If "Limit hydra to 8" is part of the output, you are good and there is no need for you to read further. Otherwise, it's possible that you are overriding the value set for concurrentRestrictions
in your build. You can check if this is the case by grepping for concurrentRestrictions :=
in your project's build files.
1) If you find a hit, and your intention was to add a custom restriction to the default concurrentRestrictions
(but without overwriting the defaults), replace concurrentRestrictions :=
with concurrentRestrictions ++=
. reload
your build and concurrentRestrictions
should now include the expected limit for Hydra.

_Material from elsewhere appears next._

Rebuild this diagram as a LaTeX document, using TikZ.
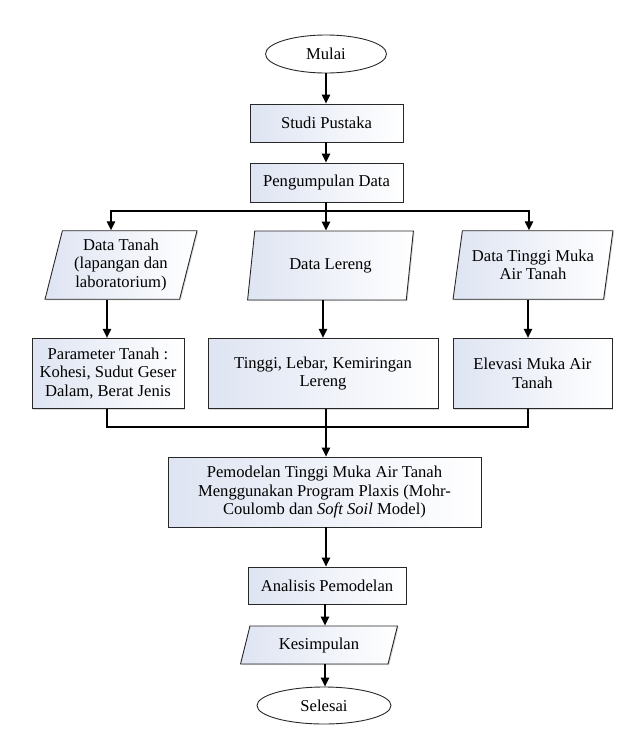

2) If you find a hit, and your intention was indeed to overwrite the default concurrentRestrictions
, then add Tags.limit(HydraTag, 4)
to the specified restrictions. For instance:
concurrentRestrictions in Global := Seq( ... // your custom restrictions Tags.limit(HydraTag, 4) )
3) If you don't find a hit, then it's possible that one of the sbt plugins you are using is overwriting concurrentRestrictions
. In this case you will need to overwrite concurrentRestrictions
on your turn, and explicitly provide the restriction for the HydraTag
tag. Here is how you can restore the default sbt concurrentRestrictions
and at the same time limiting compilation with Hydra
:
concurrentRestrictions in Global := Tags.limit(HydraTag, EvaluateTask.SystemProcessors) +: Defaults.defaultRestrictions.value
Parallel execution¶
If task parallelExecution
is enabled (which is the default in sbt) and in your build you have many subprojects that can be compiled independently, finding the optimal limit for the HydraTag
tag may require some experiment. As a rule of thumb, we recommend that it never exceeds the number of cores available on your machine (typically 12 on modern laptops). For instance, if you'd like to force your projects to be compiled sequentially (as this might improve memory locality), add the following setting to your build:
concurrentRestrictions in Global := Tags.limit(HydraTag, hydraDefaultCpus) +: Defaults.defaultRestrictions.value
If you have many sub-projects that can be compiled in parallel you may find an optimal result if you combine the two approaches. For instance, you may decide to use 4 workers for projects that are at the bottom of the dependency tree and two workers for the leaves, while at the same time restricting overall parallelism to 8. This will allow up to 4 leaf projects to be compiled in parallel by sbt, while each one in turn is parallelized by Hydra on two cores.